Birthday Memories

I originally posted this as a facebook status, because I feel the need to be shamelessly wordy in ALL forms of media. It felt like it also belonged here.

Birthday memories:

Turning 20 in a bowling alley surrounded by drunken Amish and college students who hadn’t slept in days. Being serenaded  by Josh and twirled and laughing so hard I couldn’t remember what not laughing felt like. Being bad at bowling, of course, but surrounded by people who were worse at bowling, which made it relatively not so pathetic. Singing Lion King and Lady Gaga and confusing Tom, who ran the bowling alley, by shouting all the wrong words.

The 17th birthday surprise party that ended up being not so surprising. When Abby called from the car and asked for directions to my house, even though I had no idea that anyone was coming over. Pizza and musicals and my mother rolling her eyes as we danced along to movies we’d watched enough to memorize. Being with people who knew me so well that I didn’t understand how life had existed before them or how it would after them. Way, way too many cookies.

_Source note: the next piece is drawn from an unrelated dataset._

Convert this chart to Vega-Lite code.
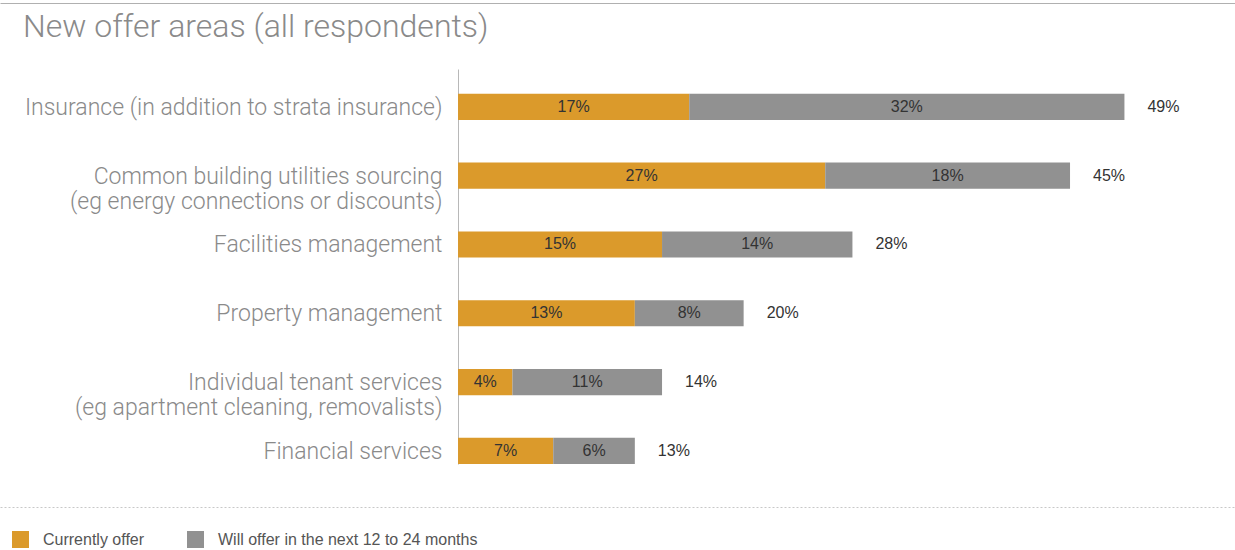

My 18th birthday, when my dad gave me the letter that made me cry, that I still have today. A dinner surrounded by all my family and my best friends. Knowing that high school was almost over and things were starting and ending and coming to in betweens. Feeling scared and safe in equal measures. Feeling new and somehow the same.

When I turned 16 somewhere in downtown DC at a NFTY event and 300 people sang to me, and I had to do the skip around the room, even though I’ve never been good at skipping. Spending all day surrounded by friends and friendly strangers, learning and growing and having fun. The kind host family who made me cookies, and the kids from camp who gave me gifts. Leading services with people I admired and spending time with people I was so excited to know. A phone call home that concerned my parents- they figured I’d be too busy to check in.

Turning 19, somewhere in College Park, with my parents and my friends from high school. I was sick then, and trying so hard to get better. They hugged me and told me funny stories. I tried really hard to laugh.

My 21st birthday in the middle of nowhere with pineapple cake and goofy cartoons. Homemade cards and booze bought at Walmart. Trying so hard to make the cashier card me. Getting annoyed when he refused. Feeling like I had a community of people who cared. Laughing when Erin was confused by my calling my mother from the liquor aisle. Laughing even harder when mom put us on speaker phone from the bar.


Today I turn 22, and I don’t know what the day will hold. Lunch with the family. Homework. A lot of texts in all caps, and Max singing Taylor Swift to me every hour. I’m ready for 22. I’m ready for a new year and new beginnings and new adventures. I think this one is going to be good.